В один прекрасный день «Пти паризьен» сообщил мне, что некий французский летчик только что пролетел над Веной и сбросил бомбы на Гофбург, но на обратном пути его самолет рухнул на австрийские укрепления.

Интуиция тотчас шепнула мне, что речь идет о Женоморе.

Какая мягкотелость!

Отомстить императору. Использовать войну, чтобы расквитаться за давнюю семейную распрю. Месть за своих предков.

Что за мелочность!

Женомор проворонил самый прекрасный шанс своей жизни. Целый мир готов был пойти по его стопам, я мечтал увидеть, как он пустит в распыл все нации, а он занялся Францем — Иосифом!

Трус несчастный!

Я был глубоко разочарован…

r) ОСТРОВ СВЯТОЙ МАРГАРИТЫ

На войне я потерял ногу. Левую.

Как жалкий инвалид, таскаюсь на костылях.

С ума схожу от ярости.

Покатываюсь со смеху.

В тылу все без перемен. Жизнь стала еще глупее, чем была прежде.

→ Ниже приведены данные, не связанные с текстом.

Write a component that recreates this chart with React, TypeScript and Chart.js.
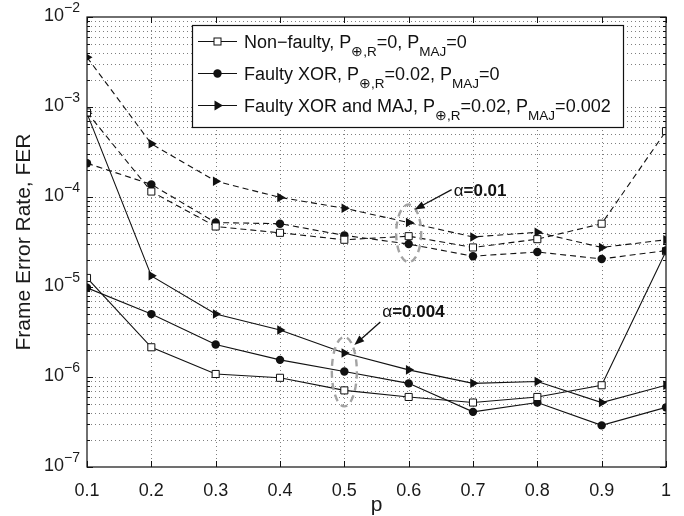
import { useEffect, useRef } from "react";
import { Chart, registerables } from "chart.js";

Chart.register(...registerables);

// ---------- data ----------
const P_VALUES = [0.1, 0.2, 0.3, 0.4, 0.5, 0.6, 0.7, 0.8, 0.9, 1.0];

// alpha = 0.01 (dashed)
const NONFAULTY_A01 = [8.7e-4, 1.15e-4, 4.7e-5, 4.0e-5, 3.35e-5, 3.67e-5, 2.75e-5, 3.4e-5, 5.05e-5, 5.4e-4];
const FAULTY_XOR_A01 = [2.37e-4, 1.38e-4, 5.2e-5, 5.05e-5, 3.75e-5, 3.0e-5, 2.2e-5, 2.45e-5, 2.05e-5, 2.54e-5];
const FAULTY_XOR_MAJ_A01 = [3.57e-3, 3.9e-4, 1.5e-4, 9.9e-5, 7.5e-5, 5.2e-5, 3.6e-5, 4.05e-5, 2.75e-5, 3.35e-5];

// alpha = 0.004 (solid)
const NONFAULTY_A004 = [1.26e-5, 2.14e-6, 1.08e-6, 9.8e-7, 7.1e-7, 6.0e-7, 5.2e-7, 6.0e-7, 8.1e-7, 2.5e-5];
const FAULTY_XOR_A004 = [9.8e-6, 5.0e-6, 2.3e-6, 1.55e-6, 1.15e-6, 8.5e-7, 4.1e-7, 5.2e-7, 2.9e-7, 4.6e-7];
const FAULTY_XOR_MAJ_A004 = [8.5e-4, 1.33e-5, 5.0e-6, 3.33e-6, 1.85e-6, 1.2e-6, 8.5e-7, 8.9e-7, 5.2e-7, 8.1e-7];

const X_TICKS = [0.1, 0.2, 0.3, 0.4, 0.5, 0.6, 0.7, 0.8, 0.9, 1.0];
const X_TICK_LABELS = ["0.1", "0.2", "0.3", "0.4", "0.5", "0.6", "0.7", "0.8", "0.9", "1"];
const Y_DECADES = [-2, -3, -4, -5, -6, -7];
const Y_DECADE_LABELS = ["\u22122", "\u22123", "\u22124", "\u22125", "\u22126", "\u22127"];

const X_TITLE = "p";
const Y_TITLE = "Frame Error Rate, FER";

type Part = { t: string; sub?: boolean };
const LEGEND_ROWS: { marker: "square" | "circle" | "triangle"; parts: Part[] }[] = [
  {
    marker: "square",
    parts: [{ t: "Non\u2212faulty, P" }, { t: "\u2295,R", sub: true }, { t: "=0, P" }, { t: "MAJ", sub: true }, { t: "=0" }],
  },
  {
    marker: "circle",
    parts: [{ t: "Faulty XOR, P" }, { t: "\u2295,R", sub: true }, { t: "=0.02, P" }, { t: "MAJ", sub: true }, { t: "=0" }],
  },
  {
    marker: "triangle",
    parts: [{ t: "Faulty XOR and MAJ, P" }, { t: "\u2295,R", sub: true }, { t: "=0.02, P" }, { t: "MAJ", sub: true }, { t: "=0.002" }],
  },
];

const ANNOT_A01 = { alpha: "\u03b1", value: "=0.01", p: 0.6 };
const ANNOT_A004 = { alpha: "\u03b1", value: "=0.004", p: 0.5 };

const FONT = "'Liberation Sans', Arial, Helvetica, sans-serif";

function drawParts(ctx: CanvasRenderingContext2D, x: number, baseline: number, parts: Part[], size: number, subSize: number) {
  let cx = x;
  ctx.textAlign = "left";
  ctx.textBaseline = "alphabetic";
  for (const p of parts) {
    if (p.sub) {
      ctx.font = `${subSize}px ${FONT}`;
      ctx.fillText(p.t, cx, baseline + 8);
    } else {
      ctx.font = `${size}px ${FONT}`;
      ctx.fillText(p.t, cx, baseline);
    }
    cx += ctx.measureText(p.t).width;
  }
  return cx;
}

function drawMarker(ctx: CanvasRenderingContext2D, kind: string, x: number, y: number) {
  ctx.save();
  ctx.strokeStyle = "#111";
  ctx.fillStyle = "#111";
  ctx.lineWidth = 1;
  ctx.setLineDash([]);
  if (kind === "square") {
    ctx.fillStyle = "#fff";
    ctx.fillRect(x - 3.5, y - 3.5, 7, 7);
    ctx.strokeRect(x - 3.5, y - 3.5, 7, 7);
  } else if (kind === "circle") {
    ctx.beginPath();
    ctx.arc(x, y, 4.2, 0, Math.PI * 2);
    ctx.fill();
  } else {
    ctx.beginPath();
    ctx.moveTo(x + 5.5, y);
    ctx.lineTo(x - 3, y - 5);
    ctx.lineTo(x - 3, y + 5);
    ctx.closePath();
    ctx.fill();
  }
  ctx.restore();
}

function drawArrow(ctx: CanvasRenderingContext2D, x1: number, y1: number, x2: number, y2: number) {
  const ang = Math.atan2(y2 - y1, x2 - x1);
  const L = 10;
  const W = 3.8;
  ctx.save();
  ctx.strokeStyle = "#111";
  ctx.fillStyle = "#111";
  ctx.lineWidth = 1.3;
  ctx.setLineDash([]);
  ctx.beginPath();
  ctx.moveTo(x1, y1);
  ctx.lineTo(x2 - Math.cos(ang) * L * 0.8, y2 - Math.sin(ang) * L * 0.8);
  ctx.stroke();
  ctx.beginPath();
  ctx.moveTo(x2, y2);
  ctx.lineTo(x2 - Math.cos(ang) * L + Math.sin(ang) * W, y2 - Math.sin(ang) * L - Math.cos(ang) * W);
  ctx.lineTo(x2 - Math.cos(ang) * L - Math.sin(ang) * W, y2 - Math.sin(ang) * L + Math.cos(ang) * W);
  ctx.closePath();
  ctx.fill();
  ctx.restore();
}

const decorPlugin = {
  id: "matlabDecor",
  beforeDatasetsDraw(chart: any) {
    const ctx: CanvasRenderingContext2D = chart.ctx;
    const { left, right, top, bottom } = chart.chartArea;
    const xs = chart.scales.x;
    const ys = chart.scales.y;
    ctx.save();
    ctx.strokeStyle = "#7f7f7f";
    ctx.lineWidth = 1;
    ctx.setLineDash([1, 3]);
    // vertical grid
    for (const v of X_TICKS) {
      const px = Math.round(xs.getPixelForValue(v)) + 0.5;
      if (px <= left + 1 || px >= right - 1) continue;
      ctx.beginPath();
      ctx.moveTo(px, bottom);
      ctx.lineTo(px, top);
      ctx.stroke();
    }
    // horizontal grid (major + minor)
    for (let e = -7; e < -2; e++) {
      for (let k = 1; k <= 9; k++) {
        const v = k * Math.pow(10, e);
        const py = Math.round(ys.getPixelForValue(v)) + 0.5;
        if (py >= bottom - 1 || py <= top + 1) continue;
        ctx.beginPath();
        ctx.moveTo(left, py);
        ctx.lineTo(right, py);
        ctx.stroke();
      }
    }
    ctx.restore();
  },
  afterDatasetsDraw(chart: any) {
    const ctx: CanvasRenderingContext2D = chart.ctx;
    const { left, right, top, bottom } = chart.chartArea;
    const xs = chart.scales.x;
    const ys = chart.scales.y;
    ctx.save();
    ctx.setLineDash([]);

    // ---- annotations (ellipses, arrows, text) ----
    const ellipse = (p: number, vTop: number, vBot: number, padY: number) => {
      const cx = xs.getPixelForValue(p);
      const yTop = ys.getPixelForValue(vTop);
      const yBot = ys.getPixelForValue(vBot);
      const cy = (yTop + yBot) / 2;
      const ry = (yBot - yTop) / 2 + padY;
      ctx.save();
      ctx.strokeStyle = "#a3a3a3";
      ctx.lineWidth = 2.4;
      ctx.setLineDash([7, 5]);
      ctx.beginPath();
      ctx.ellipse(cx, cy, 12.5, ry, 0, 0, Math.PI * 2);
      ctx.stroke();
      ctx.restore();
      return { cx, top: cy - ry };
    };
    const e1 = ellipse(ANNOT_A01.p, FAULTY_XOR_MAJ_A01[5], FAULTY_XOR_A01[5], 18);
    const e2 = ellipse(ANNOT_A004.p, FAULTY_XOR_MAJ_A004[4], NONFAULTY_A004[4], 16);

    drawArrow(ctx, e1.cx + 43, e1.top - 15, e1.cx + 6, e1.top + 5);
    drawArrow(ctx, e2.cx + 36, e2.top - 15, e2.cx + 10, e2.top + 8);

    const annText = (x: number, baseline: number, a: { alpha: string; value: string }) => {
      ctx.fillStyle = "#111";
      ctx.textAlign = "left";
      ctx.textBaseline = "alphabetic";
      ctx.font = `17px ${FONT}`;
      ctx.fillText(a.alpha, x, baseline);
      const w = ctx.measureText(a.alpha).width;
      ctx.font = `bold 17px ${FONT}`;
      ctx.fillText(a.value, x + w, baseline);
    };
    annText(e1.cx + 45, e1.top - 9, ANNOT_A01);
    annText(e2.cx + 38, e2.top - 20, ANNOT_A004);

    // ---- box ----
    ctx.strokeStyle = "#111";
    ctx.lineWidth = 1.2;
    ctx.strokeRect(left, top, right - left, bottom - top);

    // inner ticks
    ctx.lineWidth = 1;
    ctx.beginPath();
    for (const v of X_TICKS) {
      const px = Math.round(xs.getPixelForValue(v)) + 0.5;
      ctx.moveTo(px, bottom);
      ctx.lineTo(px, bottom - 6);
      ctx.moveTo(px, top);
      ctx.lineTo(px, top + 6);
    }
    for (let e = -7; e <= -2; e++) {
      for (let k = 1; k <= 9; k++) {
        if (e === -2 && k > 1) break;
        const v = k * Math.pow(10, e);
        const py = Math.round(ys.getPixelForValue(v)) + 0.5;
        const len = k === 1 ? 6 : 3;
        ctx.moveTo(left, py);
        ctx.lineTo(left + len, py);
        ctx.moveTo(right, py);
        ctx.lineTo(right - len, py);
      }
    }
    ctx.stroke();

    // ---- tick labels ----
    ctx.fillStyle = "#1a1a1a";
    ctx.font = `18px ${FONT}`;
    ctx.textAlign = "center";
    ctx.textBaseline = "middle";
    X_TICKS.forEach((v, i) => {
      ctx.fillText(X_TICK_LABELS[i], xs.getPixelForValue(v), bottom + 24);
    });

    Y_DECADES.forEach((e, i) => {
      const py = ys.getPixelForValue(Math.pow(10, e));
      ctx.font = `14px ${FONT}`;
      const supW = ctx.measureText(Y_DECADE_LABELS[i]).width;
      const rightEdge = left - 7;
      ctx.textAlign = "left";
      ctx.textBaseline = "middle";
      ctx.fillText(Y_DECADE_LABELS[i], rightEdge - supW, py - 9);
      ctx.font = `18px ${FONT}`;
      ctx.textAlign = "right";
      ctx.fillText("10", rightEdge - supW, py - 0.5);
    });

    // ---- axis titles ----
    ctx.font = `21px ${FONT}`;
    ctx.textAlign = "center";
    ctx.textBaseline = "alphabetic";
    ctx.fillText(X_TITLE, (left + right) / 2, bottom + 44);
    ctx.save();
    ctx.translate(30, (top + bottom) / 2);
    ctx.rotate(-Math.PI / 2);
    ctx.fillText(Y_TITLE, 0, 0);
    ctx.restore();

    // ---- legend ----
    const lx = left + 105;
    const ly = top + 8;
    const lw = 431;
    const lh = 102;
    ctx.fillStyle = "#fff";
    ctx.fillRect(lx, ly, lw, lh);
    ctx.strokeStyle = "#111";
    ctx.lineWidth = 1.2;
    ctx.strokeRect(lx + 0.5, ly + 0.5, lw, lh);
    LEGEND_ROWS.forEach((row, i) => {
      const cy = ly + 16 + i * 32;
      ctx.strokeStyle = "#111";
      ctx.lineWidth = 1.1;
      ctx.beginPath();
      ctx.moveTo(lx + 6, cy + 0.5);
      ctx.lineTo(lx + 45, cy + 0.5);
      ctx.stroke();
      drawMarker(ctx, row.marker, lx + 25.5, cy + 0.5);
      ctx.fillStyle = "#111";
      drawParts(ctx, lx + 52, cy + 6.5, row.parts, 18, 13.5);
    });

    ctx.restore();
  },
};

function mkDataset(label: string, data: number[], marker: string, dashed: boolean) {
  const common: any = {
    label,
    data: P_VALUES.map((p, i) => ({ x: p, y: data[i] })),
    borderColor: "#111",
    borderWidth: 1.1,
    borderDash: dashed ? [6, 4] : [],
    showLine: true,
    tension: 0,
    fill: false,
  };
  if (marker === "square") {
    return { ...common, pointStyle: "rect", pointRadius: 5, pointBackgroundColor: "#fff", pointBorderColor: "#111", pointBorderWidth: 1 };
  }
  if (marker === "circle") {
    return { ...common, pointStyle: "circle", pointRadius: 4.2, pointBackgroundColor: "#111", pointBorderColor: "#111", pointBorderWidth: 0 };
  }
  return {
    ...common,
    pointStyle: "triangle",
    pointRotation: 90,
    pointRadius: 5.5,
    pointBackgroundColor: "#111",
    pointBorderColor: "#111",
    pointBorderWidth: 0,
  };
}

export default function App() {
  const ref = useRef<HTMLCanvasElement | null>(null);
  useEffect(() => {
    if (!ref.current) return;
    const chart = new Chart(ref.current, {
      type: "scatter",
      data: {
        datasets: [
          mkDataset("Non-faulty a=0.01", NONFAULTY_A01, "square", true),
          mkDataset("Faulty XOR a=0.01", FAULTY_XOR_A01, "circle", true),
          mkDataset("Faulty XOR and MAJ a=0.01", FAULTY_XOR_MAJ_A01, "triangle", true),
          mkDataset("Non-faulty a=0.004", NONFAULTY_A004, "square", false),
          mkDataset("Faulty XOR a=0.004", FAULTY_XOR_A004, "circle", false),
          mkDataset("Faulty XOR and MAJ a=0.004", FAULTY_XOR_MAJ_A004, "triangle", false),
        ] as any,
      },
      options: {
        animation: false,
        responsive: false,
        devicePixelRatio: 1,
        layout: { padding: { left: 87, top: 17, right: 18, bottom: 49 } },
        plugins: { legend: { display: false }, tooltip: { enabled: false } },
        scales: {
          x: { type: "linear", min: 0.1, max: 1.0, display: false },
          y: { type: "logarithmic", min: 1e-7, max: 1e-2, display: false },
        },
      },
      plugins: [decorPlugin],
    } as any);
    return () => chart.destroy();
  }, []);
  return (
    <div style={{ position: "absolute", left: 0, top: 0, width: 684, height: 516, background: "#fff" }}>
      <canvas ref={ref} width={684} height={516} style={{ width: 684, height: 516, display: "block" }} />
    </div>
  );
}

Я отыскал Сандрара в госпитале в Каннах. Ему ампутировали правую руку. Он сообщил мне, что Шанкоммюналь убит. О Женоморе ни слуху ни духу.

Я плетусь по залитым солнцем улицам, этакий бедняга на костылях. То и дело плюхаюсь на скамейки. Листаю газеты. Ни с кем не говорю. Небо лазурно. Над морем ни клочка тумана.

Каждый четверг нас — группу ампутантов и раненых, проходящих лечение в Карлтоне, — на моторном катере отвозят на остров Святой Маргариты.

Там все зеленеет и благоухает. Есть великолепный пляж, раненые купаются и принимают солнечные ванны. Я так далеко не хожу. Купы деревьев меня не прельщают. Равно как и голубой грот. Чихал я и на лазурные морские волны, что разбиваются о крутой мыс. И на орудие 75-го калибра, установленное там на случай появления субмарин. Я не покидаю пристани и ее самых ближайших окрестностей.

Главное, там есть крутая лестница на манер сарацинской, ведущая к форту. Я карабкаюсь по ней на вершину. Старая ржавая решетка ограждает эспланаду, выбитую в скале. Здесь много солнца и хорошо пахнет тамариндом.

Решетка всегда заперта. Сквозь погнутые железные прутья видны заброшенные казематы нависающего над морем форта. Маленькие тюремные оконца проступают сквозь переплетения низких ветвей вечнозеленого каменного дуба. По одной из таких веток маршал Базен когда-то выбрался отсюда, а потом отважился спуститься по веревке в ожидавшую его лодку, чтобы бежать в Испанию, доживать там свой век среди всеобщего презрения и умереть обесчещенным.

Мирный уголок. Я там обычно забирался в заброшенную сторожевую будку и ждал, когда наступит вечер и с катера раздастся вой сирены. На эту посудину я, как правило, поспевал с изрядным запозданием. Все уже были на борту. Мои товарищи кричали мне:

— Пошевеливайся, старина, а то ужин пропустим!

Что до папаши Батистена, которому я передавал свои костыли, он, протягивая мне руку и помогая забраться на борт, бурчал:

— Болван чертов, это ж надо, с одной лапой корчишь из себя серну, прыгая по скалам! Никак, значит, не можешь угомониться и приходить вовремя, как все?